The Man in the Banana Trees
By Marguerite Sheffer
November 5, 2024
University of Iowa Press: “The stories in The Man in the Banana Trees take place in the past, present, and future — from the American Gulf South to the orbit around Jupiter. We meet teachers and students, ghosts and aliens. An ice cream consultant in the year 2036 predicts a devastating flavor trend and a disgruntled New England waiter investigates a mysterious tanker crash. Although wildly varied in setting, length, and genre, a thread of the fantastic unites these stories, as characters struggle to understand that thing lurking at the edge of their perception: something sinister, or maybe — miraculous.”
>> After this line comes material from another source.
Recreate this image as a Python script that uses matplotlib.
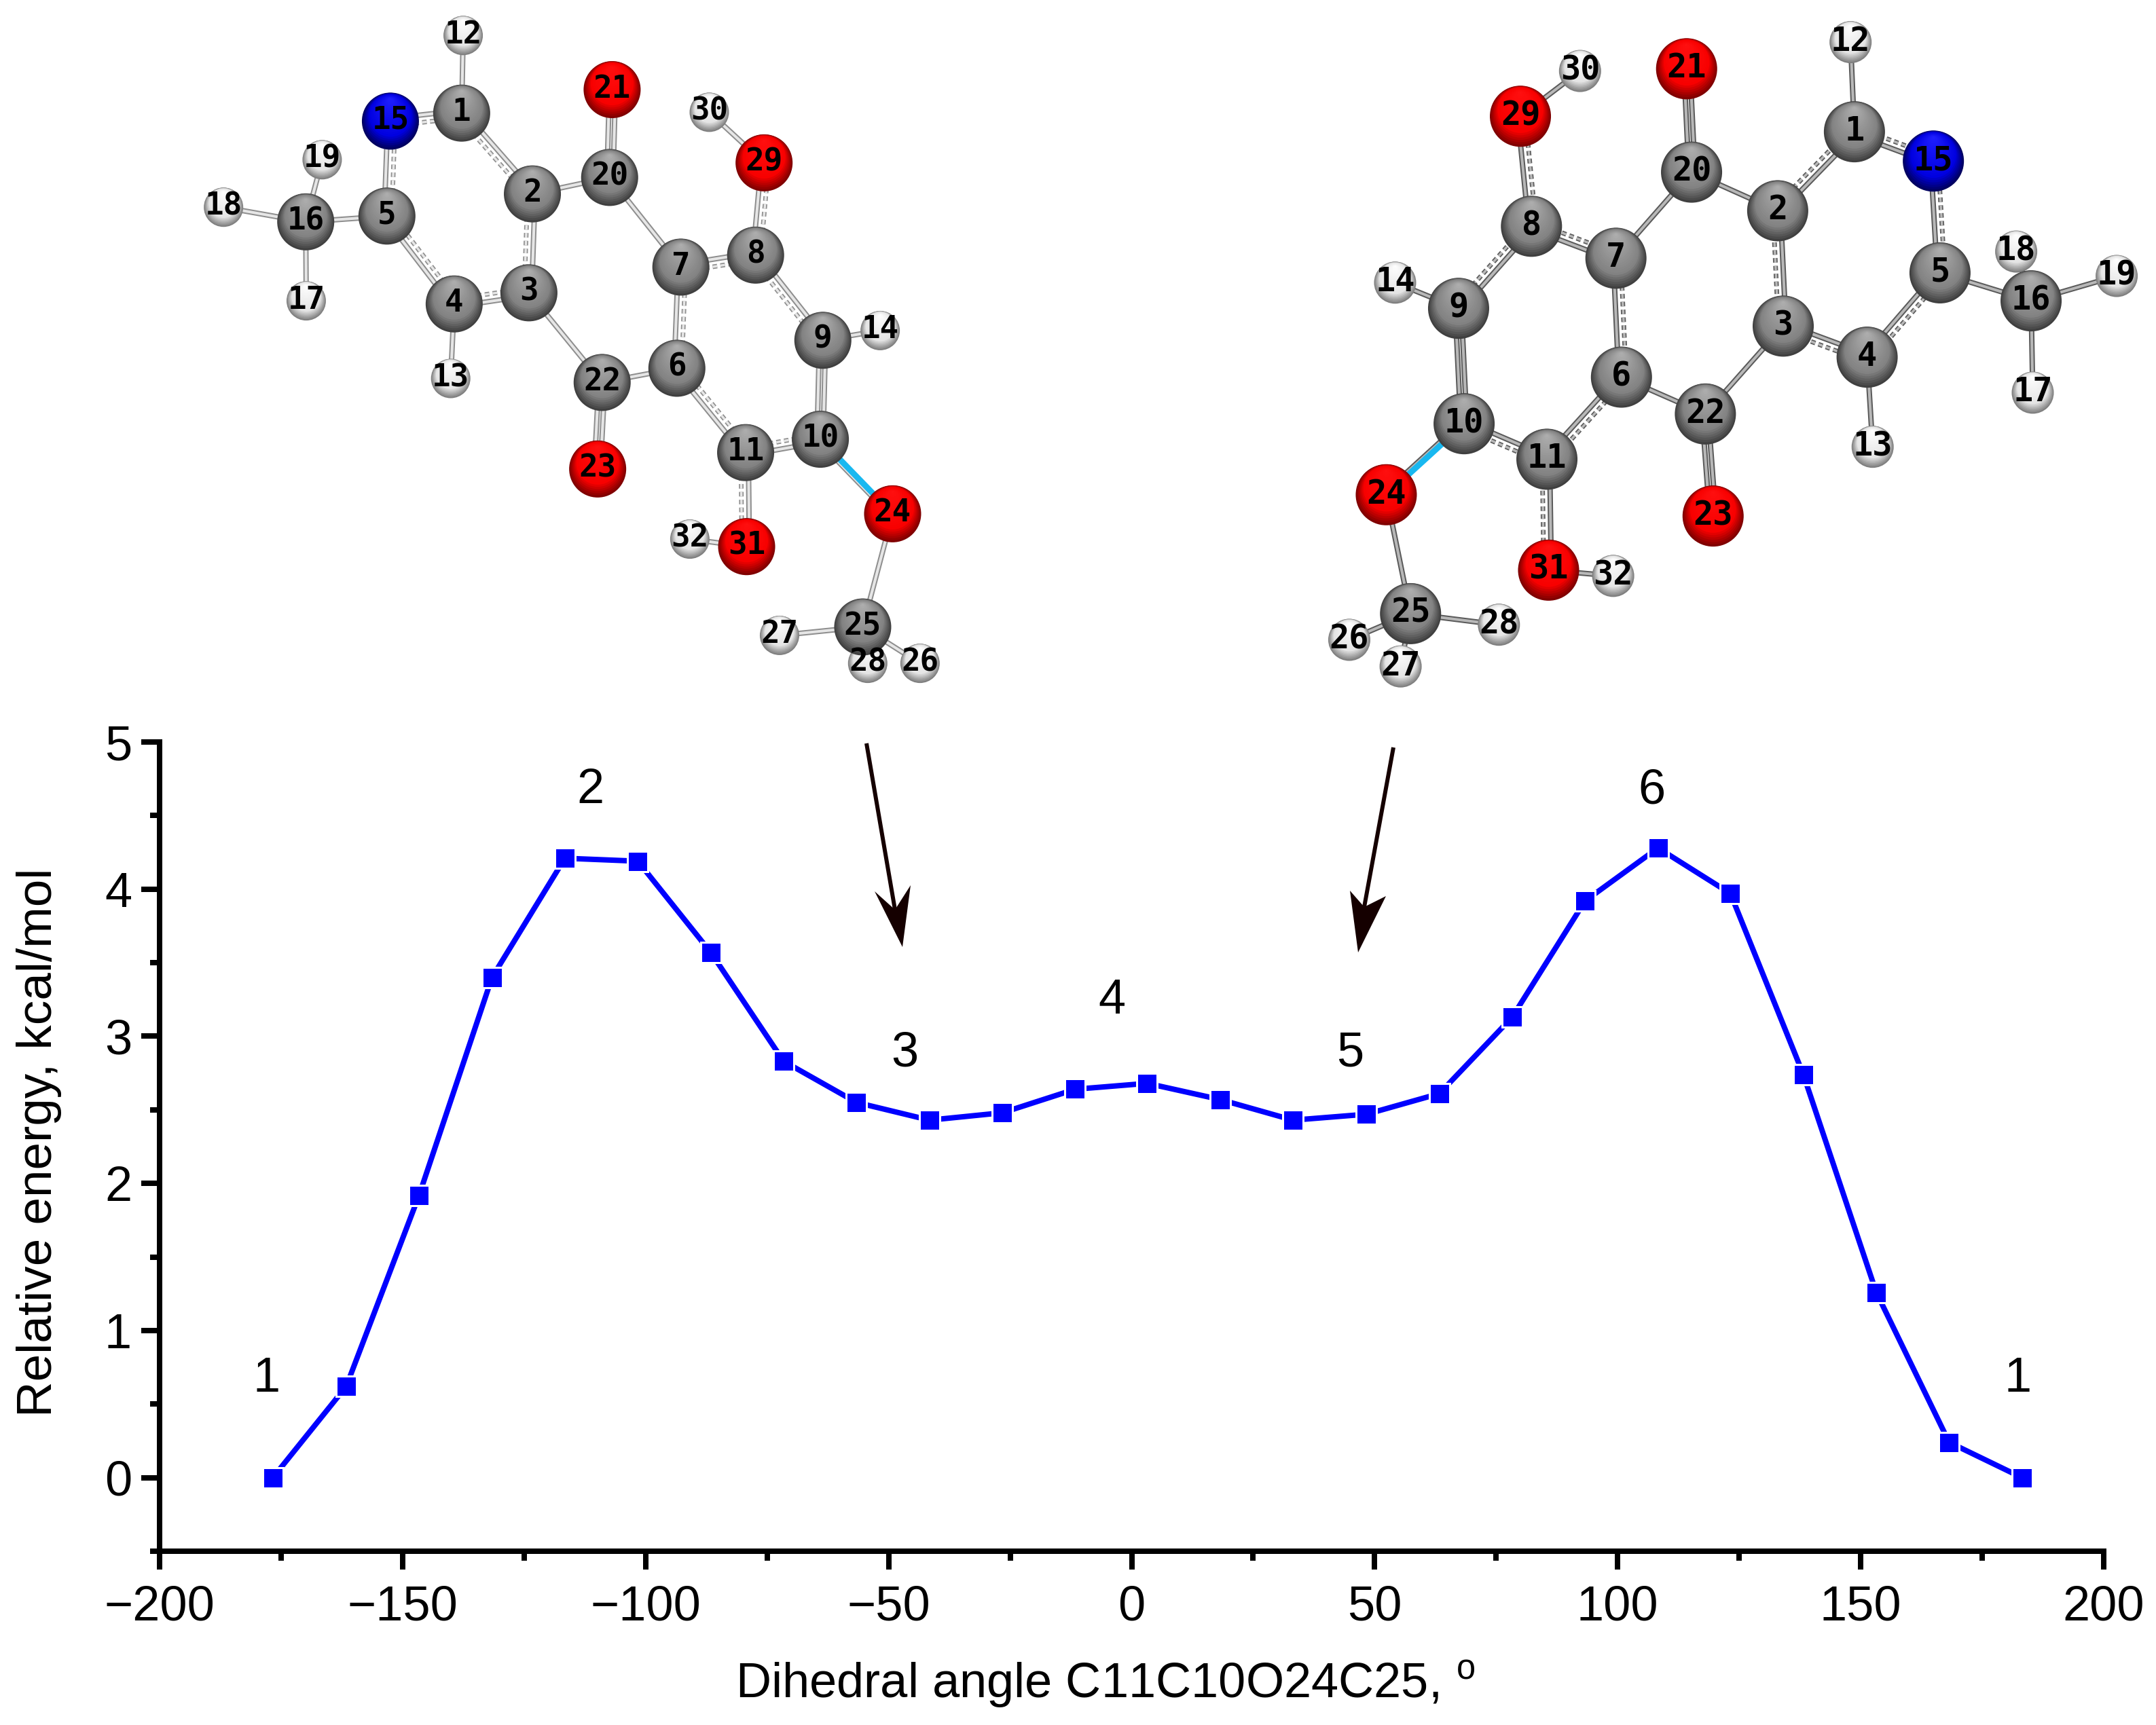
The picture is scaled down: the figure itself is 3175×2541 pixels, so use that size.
import matplotlib
matplotlib.use('Agg')
import matplotlib.pyplot as plt
from matplotlib.patches import Circle, Polygon
from matplotlib.ticker import MultipleLocator
import numpy as np

W, H = 3175, 2541
px = 0.72  # one image pixel in points at dpi 100

plt.rcParams['font.family'] = ['Liberation Sans', 'DejaVu Sans']
plt.rcParams['mathtext.fontset'] = 'custom'
plt.rcParams['mathtext.rm'] = 'Liberation Sans'

# scan data
angle = [-176.7, -161.6, -146.6, -131.6, -116.6, -101.6, -86.6, -71.6, -56.6, -41.6, -26.6, -11.6, 3.2,
         18.2, 33.2, 48.3, 63.3, 78.3, 93.3, 108.3, 123.2, 138.2, 153.2, 168.2, 183.2]
energy = [0.0, 0.62, 1.92, 3.40, 4.21, 4.19, 3.57, 2.83, 2.55, 2.43, 2.48, 2.64, 2.68,
          2.57, 2.43, 2.47, 2.61, 3.13, 3.92, 4.28, 3.97, 2.74, 1.26, 0.24, 0.0]

point_names = ['1', '2', '3', '4', '5', '6', '1']
point_x = [-178, -111.3, -46.7, -4, 45, 107, 182.3]
point_y = [0.67, 4.67, 2.88, 3.24, 2.88, 4.67, 0.67]

# atoms of the two structures, read in zoomed picture coordinates
atom_ids = list(range(1, 33))
atom_kind = ['C', 'C', 'C', 'C', 'C', 'C', 'C', 'C', 'C', 'C', 'C', 'H', 'H', 'H', 'N', 'C',
             'H', 'H', 'H', 'C', 'O', 'C', 'O', 'O', 'C', 'H', 'H', 'H', 'O', 'H', 'O', 'H']
mol1_x = [545, 687, 680, 530, 395, 977, 985, 1135, 1270, 1265, 1115, 548, 523, 1385, 402, 232,
          233, 67, 265, 842, 847, 827, 818, 1410, 1350, 1465, 1183, 1360, 1152, 1042, 1117, 1003]
mol1_y = [255, 437, 660, 685, 487, 830, 602, 575, 767, 990, 1020, 80, 853, 745, 273, 500,
          678, 467, 360, 400, 202, 862, 1057, 1158, 1413, 1495, 1432, 1495, 367, 253, 1232, 1215]
mol2_x = [1022, 883, 893, 1045, 1177, 600, 590, 437, 305, 315, 465, 1015, 1055, 190, 1165, 1342,
          1345, 1315, 1497, 727, 718, 752, 766, 174, 218, 107, 200, 378, 417, 525, 468, 585]
mol2_y = [297, 475, 735, 805, 615, 850, 582, 510, 695, 955, 1035, 95, 1007, 637, 363, 678,
          885, 567, 622, 388, 155, 933, 1163, 1115, 1383, 1442, 1502, 1408, 262, 160, 1285, 1298]

single_bonds = [(2, 20), (20, 7), (3, 22), (22, 6), (29, 30), (31, 32), (24, 25), (25, 26), (25, 27), (25, 28),
                (5, 16), (16, 17), (16, 18), (16, 19), (1, 12), (4, 13), (9, 14)]
partial_bonds = [(1, 2), (2, 3), (3, 4), (4, 5), (5, 15), (15, 1), (6, 7), (7, 8), (8, 9), (10, 11), (11, 6),
                 (8, 29), (11, 31)]
double_bonds = [(9, 10), (20, 21), (22, 23)]

arrow_lines = [((1276, 1095), (1318, 1340)), ((2052, 1101), (2009, 1336))]
arrow_heads = [[(1329, 1395), (1288, 1313), (1318, 1340), (1341, 1304)],
               [(2000, 1403), (1988, 1312), (2009, 1336), (2041, 1320)]]

shades = {'C': ('#404040', '#828282', '#b0b0b0'),
          'O': ('#800000', '#f80000', '#ff1010'),
          'N': ('#000060', '#0000e0', '#2020ff'),
          'H': ('#808080', '#e4e4e4', '#ffffff')}


def hex2rgb(c):
    return np.array(matplotlib.colors.to_rgb(c))


def ball(ax, x, y, r, kind, z):
    dark, mid, light = [hex2rgb(c) for c in shades[kind]]
    n = 24
    for i in range(n):
        t = i / n
        if t < 0.25:
            col = dark + (mid - dark) * (t / 0.25)
        else:
            col = mid + (light - mid) * ((t - 0.25) / 0.75)
        # the shrinking circles slide up, so the dark rim stays at the bottom
        ax.add_patch(Circle((x, y - 0.8 * r * t), r * (1 - t), fc=col, ec='none', zorder=z))


def tube(ax, a, b, off, width, dark, light, z, dash=False):
    a = np.array(a, float)
    b = np.array(b, float)
    d = (b - a) / np.hypot(*(b - a))
    n = np.array([-d[1], d[0]])
    p = a + n * off
    q = b + n * off
    if dash:
        ax.plot([p[0], q[0]], [p[1], q[1]], color=dark, lw=width * px, zorder=z, ls=(0, (1.0, 0.7)), solid_capstyle='butt')
        ax.plot([p[0], q[0]], [p[1], q[1]], color=light, lw=width * 0.5 * px, zorder=z, ls=(0, (2.0, 1.4)))
    else:
        ax.plot([p[0], q[0]], [p[1], q[1]], color=dark, lw=width * px, zorder=z, solid_capstyle='butt')
        ax.plot([p[0], q[0]], [p[1], q[1]], color=light, lw=width * 0.5 * px, zorder=z, solid_capstyle='butt')


def molecule(ax, xs, ys, x0, sx, sy, rc, rh, dark, light, bw, fs):
    X = x0 + np.array(xs) / sx
    Y = np.array(ys) / sy
    pos = {i: (X[i - 1], Y[i - 1]) for i in atom_ids}
    for a, b in single_bonds:
        tube(ax, pos[a], pos[b], 0, bw, dark, light, 2)
    for a, b in partial_bonds:
        tube(ax, pos[a], pos[b], -4, bw, dark, light, 2)
        tube(ax, pos[a], pos[b], 7, bw * 0.85, dark, light, 2, dash=True)
    for a, b in double_bonds:
        tube(ax, pos[a], pos[b], -4, bw, dark, light, 2)
        tube(ax, pos[a], pos[b], 5, bw, dark, light, 2)
    # the rotated bond C10-O24
    tube(ax, pos[10], pos[24], 4, bw, dark, light, 2)
    ax.plot(*zip(pos[10], pos[24]), color='#18b8f0', lw=bw * 1.1 * px, zorder=2.1)
    for i in atom_ids:
        k = atom_kind[i - 1]
        ball(ax, X[i - 1], Y[i - 1], rh if k == 'H' else rc, k, 3 if k == 'H' else 4)
    for i in atom_ids:
        ax.text(X[i - 1], Y[i - 1] - 1, str(i), family='DejaVu Sans Mono', fontsize=fs, color='black',
                ha='center', va='center', zorder=6, weight='bold')


fig = plt.figure(figsize=(W / 100, H / 100), dpi=100, facecolor='white')

left, right, top, bottom = 235, 3098, 1093, 2285
ax = fig.add_axes([left / W, 1 - bottom / H, (right - left) / W, (bottom - top) / H])
ax.plot(angle, energy, color='#0000ff', lw=8 * px, marker='s', ms=30 * px, mfc='#0000ff', mec='white',
        mew=3 * px, clip_on=False, zorder=3)
ax.set_xlim(-200, 200)
ax.set_ylim(-0.5, 5)
ax.spines['top'].set_visible(False)
ax.spines['right'].set_visible(False)
ax.spines['left'].set_linewidth(8 * px)
ax.spines['bottom'].set_linewidth(8 * px)
ax.xaxis.set_major_locator(MultipleLocator(50))
ax.xaxis.set_minor_locator(MultipleLocator(25))
ax.yaxis.set_major_locator(MultipleLocator(1))
ax.yaxis.set_minor_locator(MultipleLocator(0.5))
ax.tick_params(axis='both', which='major', length=27 * px, width=8 * px, labelsize=52)
ax.tick_params(axis='both', which='minor', length=14 * px, width=8 * px)
ax.tick_params(axis='x', which='major', pad=16)
ax.tick_params(axis='y', which='major', pad=10)
for n, xx, yy in zip(point_names, point_x, point_y):
    ax.text(xx, yy, n, fontsize=52, ha='center', va='center')

fig.text(1628 / W, 1 - 2481 / H, 'Dihedral angle C11C10O24C25, $^{\\mathrm{o}}$', fontsize=52, ha='center', va='center')
fig.text(58 / W, 1 - 1683 / H, 'Relative energy, kcal/mol', fontsize=52.5, rotation=90, ha='center', va='center')

ov = fig.add_axes([0, 0, 1, 1], facecolor='none')
ov.set_xlim(0, W)
ov.set_ylim(H, 0)
ov.axis('off')

molecule(ov, mol1_x, mol1_y, 280, 1.363, 1.53, 42, 29, '#8e8e8e', '#e6e6e6', 8, 33)
molecule(ov, mol2_x, mol2_y, 1900, 1.23, 1.53, 45, 31, '#5a5a5a', '#b8b8b8', 8, 35)

for (p, q), head in zip(arrow_lines, arrow_heads):
    ov.plot(*zip(p, q), color='#150000', lw=6 * px, zorder=5, solid_capstyle='butt')
    ov.add_patch(Polygon(head, closed=True, fc='#150000', ec='none', zorder=5))

fig.savefig('out.png', dpi=100)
All Y’all: Queering Southernness in US Fiction 1980-2020
By Heidi Siegrist
November 12, 2024
University of North Carolina Press: “The South is often perceived as a haunted place in its region’s literature, one that is strange, deviant, or “queer.” The peculiar, often sexually charged literary worlds of contemporary writers like Fannie Flagg, Monique Truong, and Randall Kenan speak to this connection between queerness and the South… Siegrist gathers a bevy of undertheorized writers, from Kenan and Truong to Dorothy Allison and even George R. R. Martin, showing that there are many “queer Souths.” Siegrist offers these multiverses as a way to appreciate a place that is often unfriendly, even deadly, to queer people. But as Siegrist argues, none of these Souths, from the terrestrial to the imaginary, would be what they are without the influence and power of queer literature.”
Yoke & Feather
By Jessie van Eerden
November 19, 2024
Dzanc Books: “In this stunning collection of braided essays, Yoke & Feather invites the reader into an exploration of the everyday sacred: blessings for the demolition derby and the public-school lice check, a canoe trip through Boquillas Canyon along the Rio Grande, and a visit to the kitchen of the biblical sisters, Mary and Martha, as they welcome their improbable foster daughter. Rooted in a rural mountain childhood and threaded with Renaissance painting, Egyptian hieroglyphics, and midlife longing for a partner and child, these essays — both playful and deeply felt — reimagine familiar biblical narratives and chart the connections between ancient myth and contemporary life.”
Silent Are the Dead
D.M. Rowell
November 19, 2024
Crooked Lane: “While back on tribal land, Mud Sawpole uncovers an illegal fracking operation underway that threatens the Kiowas’ ancestral homeland. But there’s an even greater threat: a local businessman involved in artifact thefts is murdered, and a respected tribe elder faces accusation of the crime. After being roped in by her cousin, Denny, they begin to investigate the death while also pursuing evidence to permanently stop frackers from destroying Kiowa land, water, and livelihoods. Mud and Denny race against the clock to uncover the real killer and must face the knowledge that there may be a traitor — and a murderer — in their midst.
Penalties of June
By John Brandon
November 26, 2024
McSweeney’s: “Brimming with tension, action, wry dialogue, and unexpected pathos, Penalties of June is John Brandon’s sixth book published by McSweeney’s. With his distinct feel for the underbelly of his home state of Florida, Brandon takes readers into the forbidding corners of the Tampa Bay area — unsavory motels, secondhand shops, no-frills diners, and dubious used-car lots. Pratt navigates crime bosses and drug dealers on a perilous mission, his steed a trusty (if creaky) Chrysler LeBaron. Faced with an impossible choice, and the prospect of finally finding love after years behind bars, Pratt risks it all for a chance at making things right.”